> [Instruction]:
Output the data word for word, dropping every image.
━━━
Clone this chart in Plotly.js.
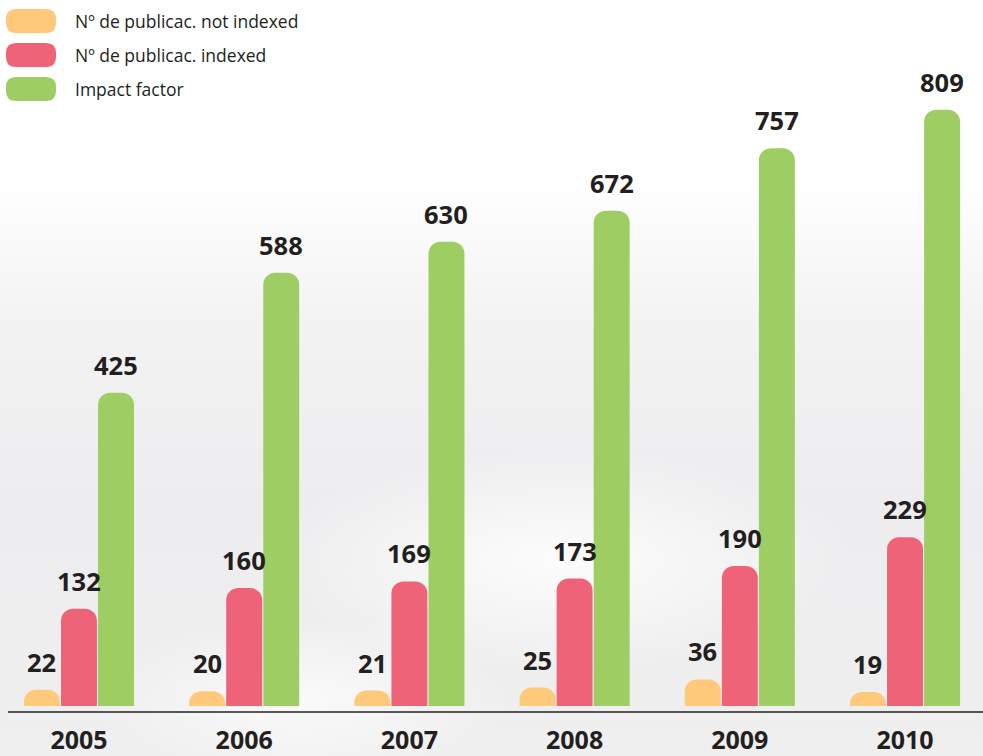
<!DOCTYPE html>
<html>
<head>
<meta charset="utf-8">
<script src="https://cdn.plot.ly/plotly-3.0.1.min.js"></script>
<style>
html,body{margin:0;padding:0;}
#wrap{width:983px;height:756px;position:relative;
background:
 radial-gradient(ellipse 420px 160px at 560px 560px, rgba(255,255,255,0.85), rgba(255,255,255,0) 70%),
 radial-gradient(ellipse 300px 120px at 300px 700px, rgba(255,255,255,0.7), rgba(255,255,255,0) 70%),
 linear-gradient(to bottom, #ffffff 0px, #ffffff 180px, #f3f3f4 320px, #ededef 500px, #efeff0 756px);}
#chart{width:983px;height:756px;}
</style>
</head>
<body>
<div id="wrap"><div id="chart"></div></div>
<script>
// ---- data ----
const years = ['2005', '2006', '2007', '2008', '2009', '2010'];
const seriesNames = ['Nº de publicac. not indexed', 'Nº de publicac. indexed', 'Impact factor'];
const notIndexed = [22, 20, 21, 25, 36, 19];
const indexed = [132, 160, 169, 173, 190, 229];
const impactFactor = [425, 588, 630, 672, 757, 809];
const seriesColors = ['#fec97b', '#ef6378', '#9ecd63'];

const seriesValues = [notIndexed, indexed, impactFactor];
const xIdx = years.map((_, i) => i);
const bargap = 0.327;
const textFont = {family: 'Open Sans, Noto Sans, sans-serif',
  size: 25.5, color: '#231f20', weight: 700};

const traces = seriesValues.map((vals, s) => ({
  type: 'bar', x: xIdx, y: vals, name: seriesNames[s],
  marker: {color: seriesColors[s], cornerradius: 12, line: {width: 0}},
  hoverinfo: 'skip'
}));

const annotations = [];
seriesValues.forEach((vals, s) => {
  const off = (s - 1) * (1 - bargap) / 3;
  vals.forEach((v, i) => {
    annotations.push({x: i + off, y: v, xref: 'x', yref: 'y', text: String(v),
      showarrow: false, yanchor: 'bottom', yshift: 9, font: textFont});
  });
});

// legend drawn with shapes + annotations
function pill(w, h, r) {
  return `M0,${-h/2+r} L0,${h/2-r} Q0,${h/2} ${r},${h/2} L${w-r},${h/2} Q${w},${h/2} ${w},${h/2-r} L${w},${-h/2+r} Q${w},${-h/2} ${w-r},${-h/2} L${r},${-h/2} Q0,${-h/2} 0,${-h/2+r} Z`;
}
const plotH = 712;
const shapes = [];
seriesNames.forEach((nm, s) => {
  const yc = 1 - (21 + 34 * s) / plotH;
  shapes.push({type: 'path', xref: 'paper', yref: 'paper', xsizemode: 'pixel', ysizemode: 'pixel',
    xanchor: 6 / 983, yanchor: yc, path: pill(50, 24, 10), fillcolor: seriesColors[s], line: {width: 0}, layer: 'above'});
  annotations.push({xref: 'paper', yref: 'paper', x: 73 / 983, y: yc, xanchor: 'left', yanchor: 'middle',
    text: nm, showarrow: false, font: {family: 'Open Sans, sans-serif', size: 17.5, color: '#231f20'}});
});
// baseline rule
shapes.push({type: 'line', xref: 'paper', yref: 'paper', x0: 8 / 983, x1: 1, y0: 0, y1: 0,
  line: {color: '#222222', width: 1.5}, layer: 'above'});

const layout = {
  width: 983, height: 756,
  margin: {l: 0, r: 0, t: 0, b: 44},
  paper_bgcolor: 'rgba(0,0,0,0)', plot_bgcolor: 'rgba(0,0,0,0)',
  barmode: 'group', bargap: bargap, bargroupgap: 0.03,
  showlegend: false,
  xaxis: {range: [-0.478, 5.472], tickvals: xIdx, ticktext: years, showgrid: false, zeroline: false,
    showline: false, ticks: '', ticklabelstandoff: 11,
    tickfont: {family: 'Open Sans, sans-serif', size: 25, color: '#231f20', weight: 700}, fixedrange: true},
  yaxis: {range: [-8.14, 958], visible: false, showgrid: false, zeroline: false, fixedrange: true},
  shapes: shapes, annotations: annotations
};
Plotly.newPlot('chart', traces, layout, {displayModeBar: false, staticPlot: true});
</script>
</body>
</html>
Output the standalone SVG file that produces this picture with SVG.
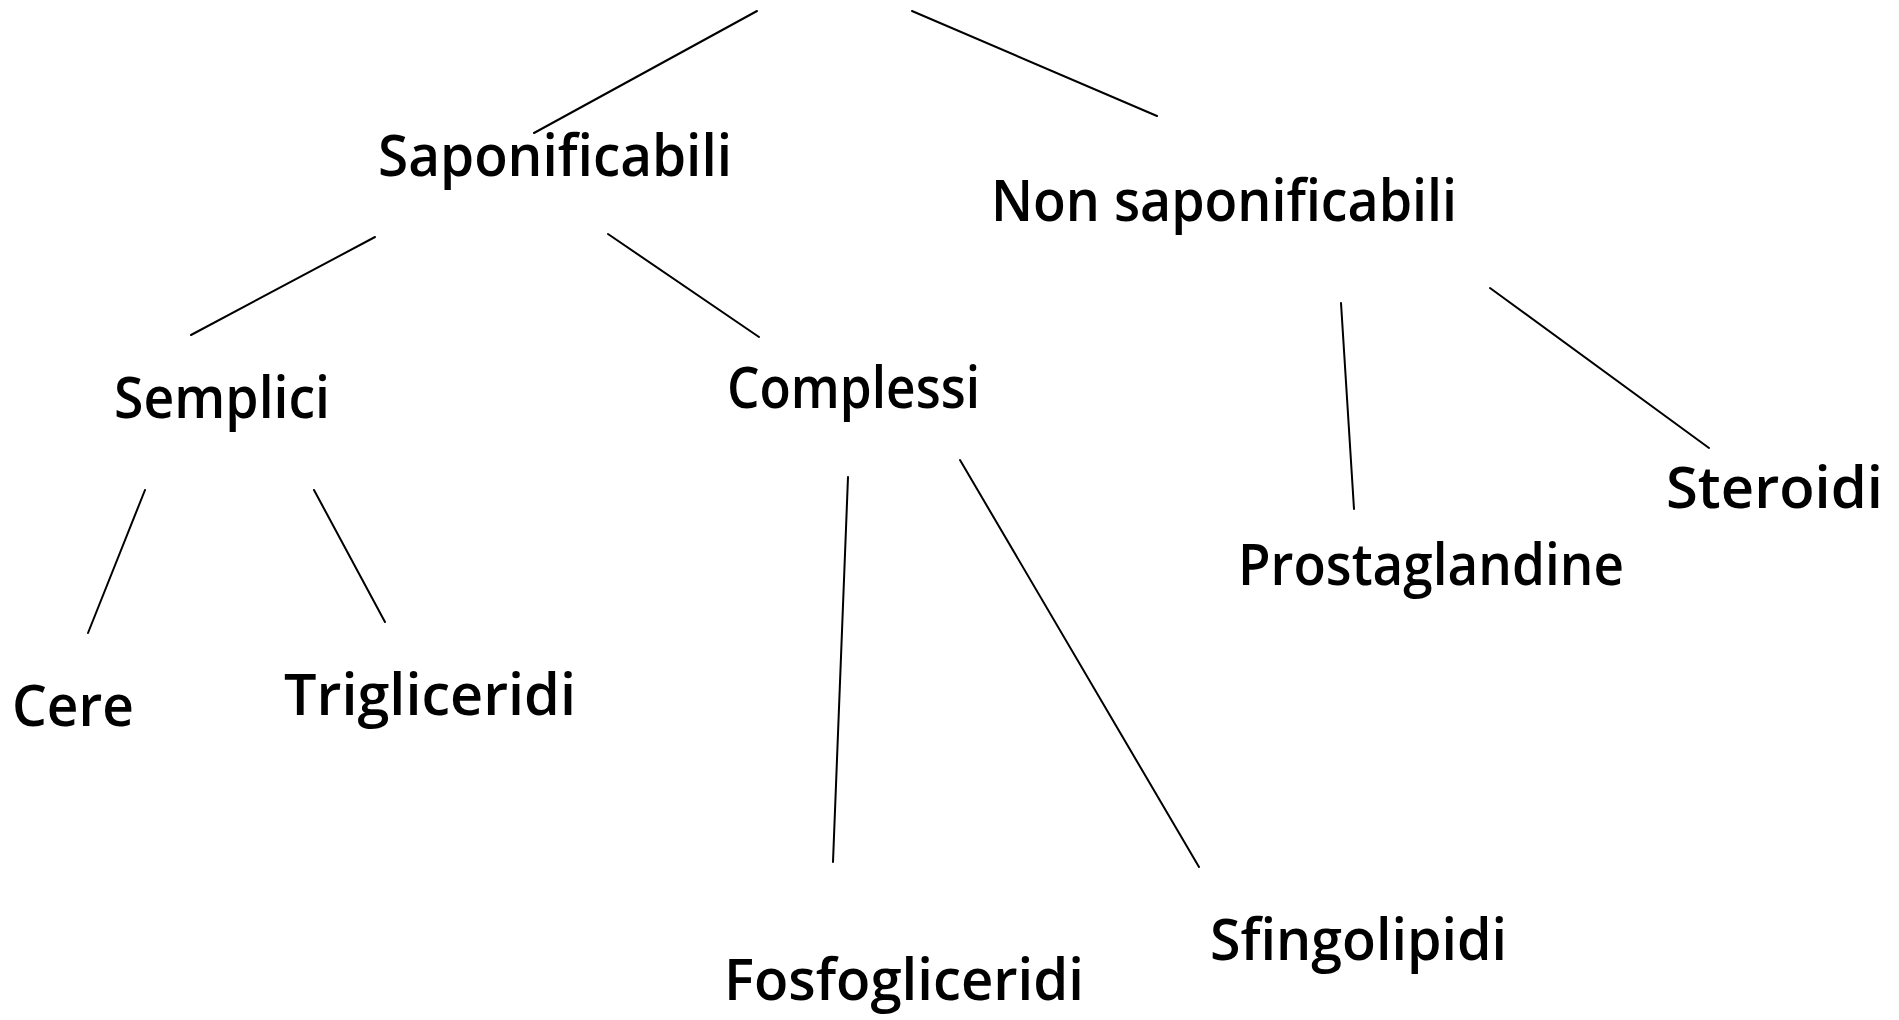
━━━
> [Written answer]:
Clone this chart in Plotly.js.
<!DOCTYPE html>
<html>
<head>
<meta charset="utf-8">
<script src="https://cdn.plot.ly/plotly-3.0.1.min.js"></script>
<style>
html,body{margin:0;padding:0;}
#wrap{width:983px;height:756px;position:relative;
background:
 radial-gradient(ellipse 420px 160px at 560px 560px, rgba(255,255,255,0.85), rgba(255,255,255,0) 70%),
 radial-gradient(ellipse 300px 120px at 300px 700px, rgba(255,255,255,0.7), rgba(255,255,255,0) 70%),
 linear-gradient(to bottom, #ffffff 0px, #ffffff 180px, #f3f3f4 320px, #ededef 500px, #efeff0 756px);}
#chart{width:983px;height:756px;}
</style>
</head>
<body>
<div id="wrap"><div id="chart"></div></div>
<script>
// ---- data ----
const years = ['2005', '2006', '2007', '2008', '2009', '2010'];
const seriesNames = ['Nº de publicac. not indexed', 'Nº de publicac. indexed', 'Impact factor'];
const notIndexed = [22, 20, 21, 25, 36, 19];
const indexed = [132, 160, 169, 173, 190, 229];
const impactFactor = [425, 588, 630, 672, 757, 809];
const seriesColors = ['#fec97b', '#ef6378', '#9ecd63'];

const seriesValues = [notIndexed, indexed, impactFactor];
const xIdx = years.map((_, i) => i);
const bargap = 0.327;
const textFont = {family: 'Open Sans, Noto Sans, sans-serif',
  size: 25.5, color: '#231f20', weight: 700};

const traces = seriesValues.map((vals, s) => ({
  type: 'bar', x: xIdx, y: vals, name: seriesNames[s],
  marker: {color: seriesColors[s], cornerradius: 12, line: {width: 0}},
  hoverinfo: 'skip'
}));

const annotations = [];
seriesValues.forEach((vals, s) => {
  const off = (s - 1) * (1 - bargap) / 3;
  vals.forEach((v, i) => {
    annotations.push({x: i + off, y: v, xref: 'x', yref: 'y', text: String(v),
      showarrow: false, yanchor: 'bottom', yshift: 9, font: textFont});
  });
});

// legend drawn with shapes + annotations
function pill(w, h, r) {
  return `M0,${-h/2+r} L0,${h/2-r} Q0,${h/2} ${r},${h/2} L${w-r},${h/2} Q${w},${h/2} ${w},${h/2-r} L${w},${-h/2+r} Q${w},${-h/2} ${w-r},${-h/2} L${r},${-h/2} Q0,${-h/2} 0,${-h/2+r} Z`;
}
const plotH = 712;
const shapes = [];
seriesNames.forEach((nm, s) => {
  const yc = 1 - (21 + 34 * s) / plotH;
  shapes.push({type: 'path', xref: 'paper', yref: 'paper', xsizemode: 'pixel', ysizemode: 'pixel',
    xanchor: 6 / 983, yanchor: yc, path: pill(50, 24, 10), fillcolor: seriesColors[s], line: {width: 0}, layer: 'above'});
  annotations.push({xref: 'paper', yref: 'paper', x: 73 / 983, y: yc, xanchor: 'left', yanchor: 'middle',
    text: nm, showarrow: false, font: {family: 'Open Sans, sans-serif', size: 17.5, color: '#231f20'}});
});
// baseline rule
shapes.push({type: 'line', xref: 'paper', yref: 'paper', x0: 8 / 983, x1: 1, y0: 0, y1: 0,
  line: {color: '#222222', width: 1.5}, layer: 'above'});

const layout = {
  width: 983, height: 756,
  margin: {l: 0, r: 0, t: 0, b: 44},
  paper_bgcolor: 'rgba(0,0,0,0)', plot_bgcolor: 'rgba(0,0,0,0)',
  barmode: 'group', bargap: bargap, bargroupgap: 0.03,
  showlegend: false,
  xaxis: {range: [-0.478, 5.472], tickvals: xIdx, ticktext: years, showgrid: false, zeroline: false,
    showline: false, ticks: '', ticklabelstandoff: 11,
    tickfont: {family: 'Open Sans, sans-serif', size: 25, color: '#231f20', weight: 700}, fixedrange: true},
  yaxis: {range: [-8.14, 958], visible: false, showgrid: false, zeroline: false, fixedrange: true},
  shapes: shapes, annotations: annotations
};
Plotly.newPlot('chart', traces, layout, {displayModeBar: false, staticPlot: true});
</script>
</body>
</html>
Output the standalone SVG file that produces this picture with SVG.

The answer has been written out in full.